* start *

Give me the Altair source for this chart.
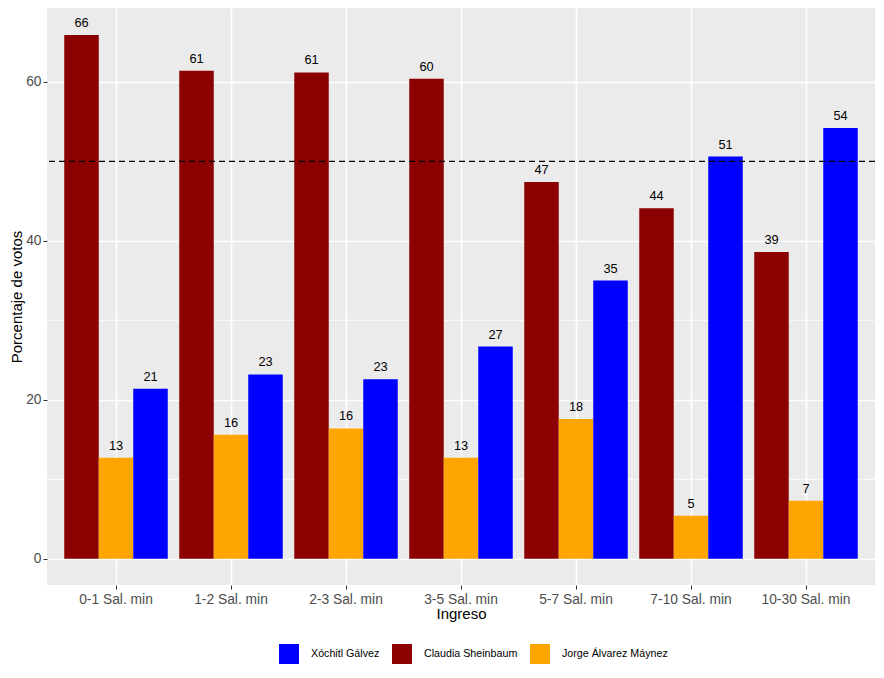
import altair as alt
import pandas as pd

categories = ["0-1 Sal. min", "1-2 Sal. min", "2-3 Sal. min", "3-5 Sal. min",
              "5-7 Sal. min", "7-10 Sal. min", "10-30 Sal. min"]
candidates = ["Xóchitl Gálvez", "Claudia Sheinbaum", "Jorge Álvarez Máynez"]
bar_order = ["Claudia Sheinbaum", "Jorge Álvarez Máynez", "Xóchitl Gálvez"]
colors = ["#0000FF", "#8B0000", "#FFA500"]

claudia = [65.9, 61.4, 61.2, 60.4, 47.4, 44.1, 38.6]
jorge = [12.7, 15.6, 16.4, 12.7, 17.6, 5.4, 7.3]
xochitl = [21.4, 23.2, 22.6, 26.7, 35.0, 50.6, 54.2]

major_ticks = [0, 20, 40, 60]
minor_ticks = [10, 30, 50]
reference_line = [50]

rows = []
for name, vals in [("Claudia Sheinbaum", claudia), ("Jorge Álvarez Máynez", jorge), ("Xóchitl Gálvez", xochitl)]:
    for c, v in zip(categories, vals):
        rows.append({"Ingreso": c, "Candidato": name, "valor": v})
df = pd.DataFrame(rows)

FONT = "Liberation Sans"
ydomain = [-3.3, 69.3]

yscale = alt.Scale(domain=ydomain, nice=False, zero=False)
xscale = alt.Scale(paddingInner=0.1, paddingOuter=0.15)

base = alt.Chart(df).encode(
    x=alt.X("Ingreso:N", sort=categories, scale=xscale,
            axis=alt.Axis(title="Ingreso", labelAngle=0, grid=True)),
    xOffset=alt.XOffset("Candidato:N", sort=bar_order, scale=alt.Scale(paddingInner=0, paddingOuter=0)),
)

bars = base.mark_bar(strokeWidth=0).encode(
    y=alt.Y("valor:Q", scale=yscale,
            axis=alt.Axis(title="Porcentaje de votos", values=major_ticks)),
    color=alt.Color("Candidato:N",
                    scale=alt.Scale(domain=candidates, range=colors),
                    legend=alt.Legend(title=None, orient="none", direction="horizontal",
                                      legendX=232, legendY=636,
                                      symbolType="square", symbolSize=400,
                                      symbolStrokeWidth=0, symbolOpacity=1,
                                      labelFontSize=10.7, labelFont=FONT, labelColor="#000000",
                                      labelOffset=12, columnPadding=12)),
)

labels = base.mark_text(baseline="bottom", dy=-5, fontSize=12.8, font=FONT, color="#000000").encode(
    y=alt.Y("valor:Q", scale=yscale),
    text=alt.Text("valor:Q", format=".0f"),
)

minor_df = pd.DataFrame({"v": minor_ticks})
minor = alt.Chart(minor_df).mark_rule(color="white", strokeWidth=0.8).encode(
    y=alt.Y("v:Q", scale=yscale)
)

ref_df = pd.DataFrame({"v": reference_line})
ref = alt.Chart(ref_df).mark_rule(color="black", strokeWidth=1.2, strokeDash=[6, 4]).encode(
    y=alt.Y("v:Q", scale=yscale)
)

chart = alt.layer(minor, bars, labels, ref).properties(
    width=828, height=577,
    autosize=alt.AutoSizeParams(type="none"),
    padding={"left": 39, "top": 0, "right": 1, "bottom": 86},
).configure_view(
    fill="#EBEBEB", stroke=None
).configure_axis(
    gridColor="white", gridWidth=1.6, domain=False,
    tickColor="#333333", tickSize=4, tickWidth=1,
    labelColor="#4D4D4D", labelFont=FONT, labelFontSize=13.8, labelPadding=2,
    titleColor="#000000", titleFont=FONT, titleFontSize=15, titleFontWeight="normal",
).configure_axisY(
    titlePadding=1
).configure_axisX(
    titlePadding=1, labelPadding=3
)

chart.save("out.html", embed_options={"renderer": "svg", "actions": False})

* end *

■ **Set task**
Repeat, exactly and in full, each line from the start of the data to the line that contains "reference_line = [50]". Pictures do not go in.

■ **Response for this exercise**
Give me the Altair source for this chart.
import altair as alt
import pandas as pd

categories = ["0-1 Sal. min", "1-2 Sal. min", "2-3 Sal. min", "3-5 Sal. min",
              "5-7 Sal. min", "7-10 Sal. min", "10-30 Sal. min"]
candidates = ["Xóchitl Gálvez", "Claudia Sheinbaum", "Jorge Álvarez Máynez"]
bar_order = ["Claudia Sheinbaum", "Jorge Álvarez Máynez", "Xóchitl Gálvez"]
colors = ["#0000FF", "#8B0000", "#FFA500"]

claudia = [65.9, 61.4, 61.2, 60.4, 47.4, 44.1, 38.6]
jorge = [12.7, 15.6, 16.4, 12.7, 17.6, 5.4, 7.3]
xochitl = [21.4, 23.2, 22.6, 26.7, 35.0, 50.6, 54.2]

major_ticks = [0, 20, 40, 60]
minor_ticks = [10, 30, 50]
reference_line = [50]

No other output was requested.